Wednesday, January 2, 2019

I Guess I've Got Really Low Standards

I guess I'm just not like other gamers.

In Mid-December I ordered my PlayStation Classic from Amazon and gleefully waited.

Then yesterday, on New Years Day, my sister's brother-in-law came over and we had a gaming party.




According to Wikipedia, people were very disinterested in the PS Classic, and the console was apparently severely criticized by critics ---- according to Wikipedia.



We played just 4 of the games last night, and 3 of them were actually quite fun!
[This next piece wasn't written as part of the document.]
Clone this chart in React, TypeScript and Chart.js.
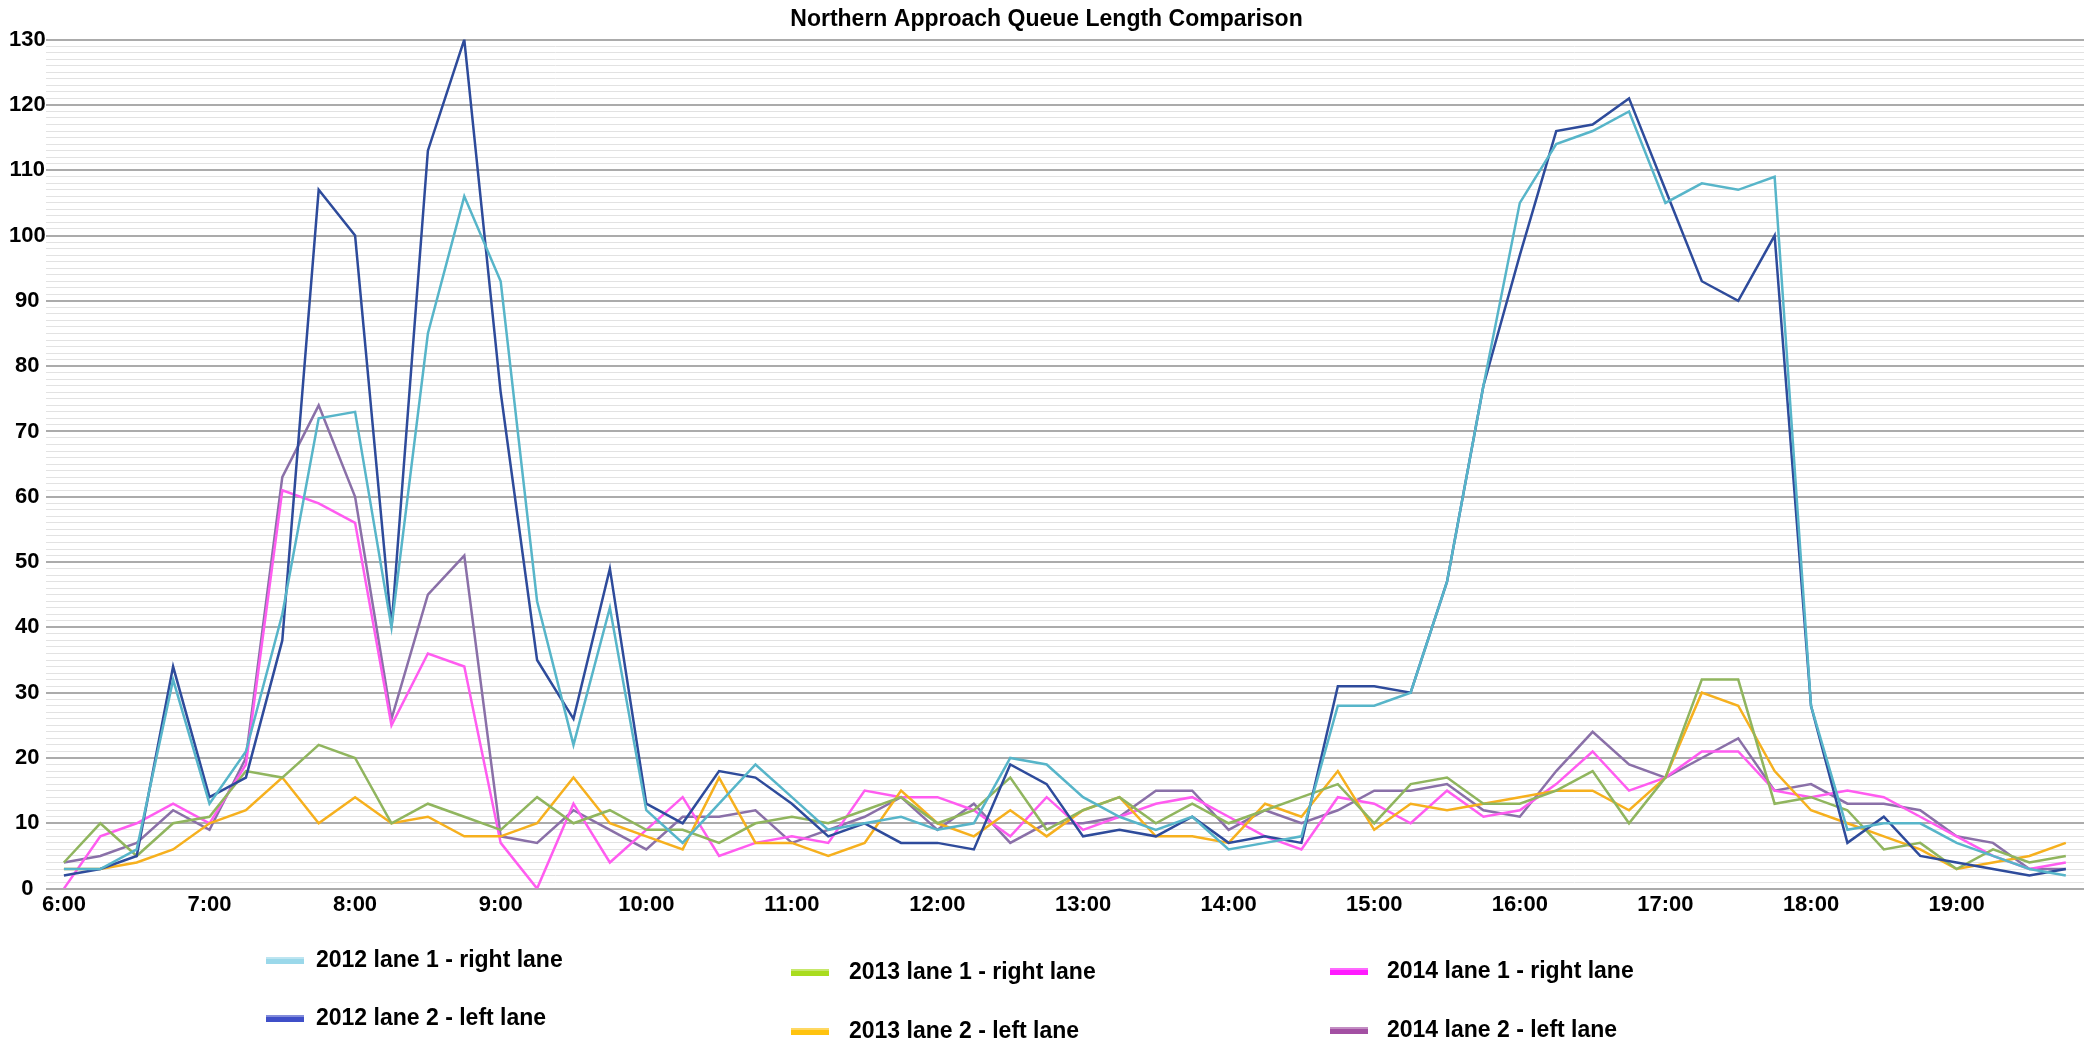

I mean, I was so overjoyed by the fun I had on that system that when the party was over I was dreaming of playing on it some more.


Only Rainbow Six ---- which is a 1 player game, was the one game that wasn't "good". I mean, it was kind of tolerable, but we quickly found the controls to be a little weird and not the best.



I'm not sure I'd rate the PS Classic yet, as I've only played 4 of the games ----- but I had quite a good amount of fun with the system, I really liked it.



So, considering that "most" other people weren't interested, I guess I've got low standards or am completely unique in my identity as a gamer, I must be somehow very different from everyone else.


Most people had a big problem with the OUYA somehow ---- I thought it was a great system.

A lot of people seemed to absolutely hate Forge TV ------ I thought this was a great system too.

Apparently, there's much disinterest and criticism of the PS Classic ----- but again, I found the system to be really quite enjoyable.





Of course, I should probably note that according to Youtube Channels ------ big game studios on modern systems apparently don't think they're selling enough or something like that.


It might just be that as a whole the whole gaming industry is dropping (contracting) ----- Maybe American Millenials just have so much student debt that they can't afford gaming or have no time anymore for gaming.




So though I've mentioned the PS One was "critically panned" (according to Wikipedia), according to Youtube even all these great modern studios are having severe problems with modern games too anyway.



I guess most people (if the media can be defined to think for most people) most people are just really picky.

I had great fun with things "most people" didn't like.



and it might just be that American Millenials are in too much debt or are working more now, so they just don't have the same time they used to have for gaming. It might be as simple as that.




So, to summarize::: Played some games on PS Classic with family in a New Year's Party, and had great fun. When the party was over, I started dreaming or fantasizing of playi8g more on the system myself. It was fun actually.